The human consequences are visible: booking gaps of up to 45 days for LPG cylinders, black-market prices reaching Rs 4,000–5,000 per cylinder, and a domestic LPG usage decline of 16% in April alone. India’s Oil Secretary acknowledged the urgency publicly: “We develop national infrastructure when disruptions force our hand.”
India currently holds approximately 60 days of crude oil reserves, 60 days of LNG, and 45 days of LPG rolling stock — a buffer that narrows by the week as Hormuz shipping remains paralysed.
How the Pipeline Works
The MEIDP’s genius lies in its geometry. The Strait of Hormuz sits between Iran and Oman, at the Gulf’s exit. But Oman’s southern coastline on the Arabian Sea lies entirely outside the strait — accessible without transiting the choke point at all.
A pipeline from Oman’s Arabian Sea coast to Gujarat would carry gas from multiple Gulf producers — Oman, the UAE, Saudi Arabia, Qatar, and potentially Turkmenistan and Iran when geopolitics permit — through a single undersea artery that bypasses not only Hormuz but also the contested Red Sea corridor that has seen its own security deterioration in recent years.
The pipeline would tap into an estimated 2,500 trillion cubic feet of Gulf gas reserves — enough to supply India’s growing energy needs for generations.
Who Is Building It and What Stage Is It At?
The project has been championed by The South Asia Gas Enterprise (SAGE), a New Delhi-based private sector consortium that has already conducted a pre-feasibility study and taken the extraordinary step of laying 3,000 metres of test pipeline along the proposed seabed route at a cost of Rs 25 crore — demonstrating both technical commitment and geological viability.

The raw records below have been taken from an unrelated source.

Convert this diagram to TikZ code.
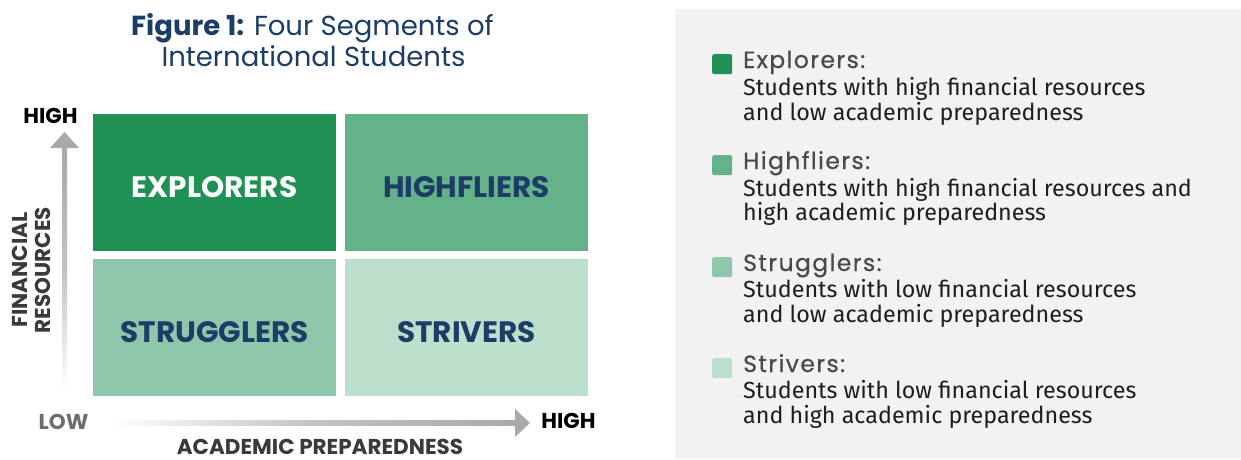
\documentclass[tikz,border=0pt]{standalone}
\usepackage{fontspec}
\setmainfont{Fira Sans}
\newfontfamily\headfont{Poppins}
\newfontfamily\legheadfont[LetterSpace=6,FakeBold=0.6]{Poppins}
\definecolor{cExp}{HTML}{209155}
\definecolor{cHigh}{HTML}{63B28A}
\definecolor{cStr}{HTML}{8FC7AA}
\definecolor{cStv}{HTML}{BCE0CC}
\definecolor{navy}{HTML}{1B3D66}
\definecolor{panelgray}{HTML}{F2F2F2}
\definecolor{arrowgray}{HTML}{A7A9AC}
\definecolor{lowgray}{HTML}{6D6E71}
\definecolor{axisdark}{HTML}{3A3A3A}
\definecolor{legtitle}{HTML}{4A4A4C}
\definecolor{legtext}{HTML}{1E1E1E}
\begin{document}
\begin{tikzpicture}[x=1pt,y=1pt,
  quad/.style={minimum width=243pt,minimum height=137pt,inner sep=0pt,anchor=north west},
  quadlabel/.style={font=\headfont\bfseries\fontsize{29.5}{33}\selectfont,anchor=base,inner sep=0pt},
  axislabel/.style={font=\headfont\bfseries\fontsize{21.5}{25}\selectfont,anchor=base,inner sep=0pt},
  legsq/.style={rounded corners=2pt,minimum size=20pt,inner sep=0pt},
  legtitlestyle/.style={font=\legheadfont\fontsize{23.5}{27}\selectfont,text=legtitle,anchor=base west,inner sep=0pt},
  legline/.style={font=\fontsize{23.3}{25}\selectfont,text=legtext,anchor=base west,inner sep=0pt},
  titlestyle/.style={font=\headfont\fontsize{27.5}{32}\selectfont,text=navy,anchor=base,inner sep=0pt}
]
\useasboundingbox (0,0) rectangle (1241,459);
\fill[white] (0,0) rectangle (1241,459);
% legend panel
\fill[panelgray] (675,0) rectangle (1241,450);

% title
\node[titlestyle] (t1) at (312.5,423) {\textbf{Figure 1:} Four Segments of};
\node[titlestyle] (t2) at (313.5,392) {International Students};

% quadrants
\node[quad,fill=cExp]  (exp) at (93,345) {};
\node[quad,fill=cHigh] (hif) at (345,345) {};
\node[quad,fill=cStr]  (str) at (93,200) {};
\node[quad,fill=cStv]  (stv) at (345,200) {};
\node[quadlabel,text=white] (lexp) at (214.5,262) {EXPLORERS};
\node[quadlabel,text=navy]  (lhif) at (466.5,262) {HIGHFLIERS};
\node[quadlabel,text=navy]  (lstr) at (214.5,117) {STRUGGLERS};
\node[quadlabel,text=navy]  (lstv) at (466.5,117) {STRIVERS};

% vertical axis arrow
\shade[bottom color=white,top color=arrowgray,middle color=arrowgray!70] (62,69) rectangle (67,312);
\fill[arrowgray] (50,311) -- (64.5,327) -- (79,311) -- cycle;
% horizontal axis arrow
\shade[left color=white,right color=arrowgray,middle color=arrowgray!70] (110,33.5) rectangle (516,38.5);
\fill[arrowgray] (515,50) -- (530,36) -- (515,22) -- cycle;

% axis labels
\node[axislabel,text=black] (hy) at (50.5,336) {HIGH};
\node[axislabel,text=lowgray] (lo) at (63.5,30) {LOW};
\node[axislabel,text=black] (hx) at (568.5,31) {HIGH};
\node[axislabel,text=axisdark] (ax) at (320,4.5) {ACADEMIC PREPAREDNESS};
\node[axislabel,text=axisdark,rotate=90] (fin) at (27.5,189) {FINANCIAL};
\node[axislabel,text=axisdark,rotate=90] (res) at (50.5,189) {RESOURCES};

% legend
\node[legsq,fill=cExp,anchor=north west]  (s1) at (712,405) {};
\node[legtitlestyle] (g1) at (743,391) {Explorers:};
\node[legline] (g1a) at (743,364) {Students with high financial resources};
\node[legline] (g1b) at (743,339) {and low academic preparedness};

\node[legsq,fill=cHigh,anchor=north west] (s2) at (712,304) {};
\node[legtitlestyle] (g2) at (743,290) {Highfliers:};
\node[legline] (g2a) at (743,263) {Students with high financial resources and};
\node[legline] (g2b) at (743,239) {high academic preparedness};

\node[legsq,fill=cStr,anchor=north west]  (s3) at (712,202) {};
\node[legtitlestyle] (g3) at (743,188) {Strugglers:};
\node[legline] (g3a) at (743,162) {Students with low financial resources};
\node[legline] (g3b) at (743,137) {and low academic preparedness};

\node[legsq,fill=cStv,anchor=north west]  (s4) at (712,101) {};
\node[legtitlestyle] (g4) at (743,87) {Strivers:};
\node[legline] (g4a) at (743,61) {Students with low financial resources};
\node[legline] (g4b) at (743,36) {and high academic preparedness};
\end{tikzpicture}
\end{document}
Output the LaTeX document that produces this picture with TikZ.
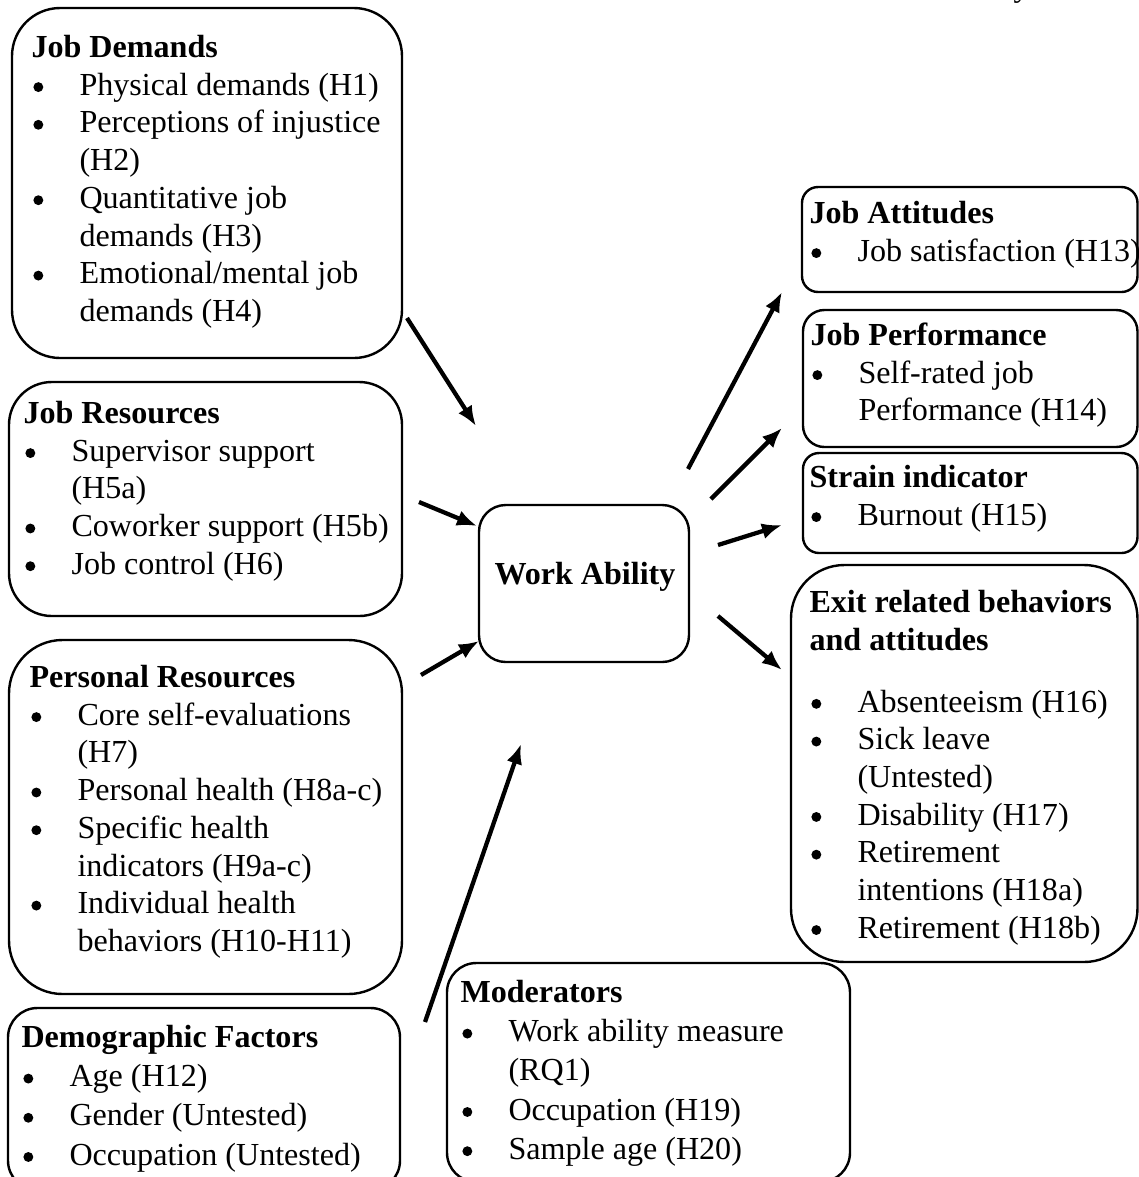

Building on SAGE’s work, India’s petroleum ministry is now directing three state-owned giants — GAIL (Gas Authority of India Limited), Engineers India Limited (EIL), and Indian Oil Corporation (IOC) — to prepare a detailed feasibility report. If the report confirms viability, formal diplomatic and commercial negotiations with Oman will follow.
The Oman government has previously been receptive to the concept. Oman sits outside the Hormuz closure zone, has significant gas production capacity, and has a long-standing energy partnership with India under the India-Oman Strategic Partnership framework.
The Challenges Ahead
The pipeline faces formidable engineering and geopolitical obstacles. Laying infrastructure at 3,450 metres of depth in the Arabian Sea is technically demanding — only a handful of pipelines globally operate at comparable depths. The seabed between Oman and Gujarat involves complex geology, and repair operations at such depths require specialised vessels and technology.
Financing a $4.8 billion project over a 5–7 year construction window will require sustained political will, international lending institution support, and potentially sovereign guarantees. The US Iran war‘s uncertainty also complicates long-term gas supply contracts with Gulf producers, some of whom are directly affected by the conflict.
India’s Strategic Imperative
The MEIDP is more than an infrastructure project. It is India’s answer to a question that 75 days of Hormuz chaos has made unavoidable: can the world’s most populous nation afford to have 90% of its crude oil dependent on a 21-mile-wide chokepoint controlled by a country at war?
The Rs 40,000 crore pipeline is expensive. It is technically challenging. It will take years to build. But for a country whose 330 million LPG connections, 256-gigawatt power demand, and $3.7 trillion economy all ultimately depend on energy that currently flows through the Strait of Hormuz, the more important question is: can India afford not to build it?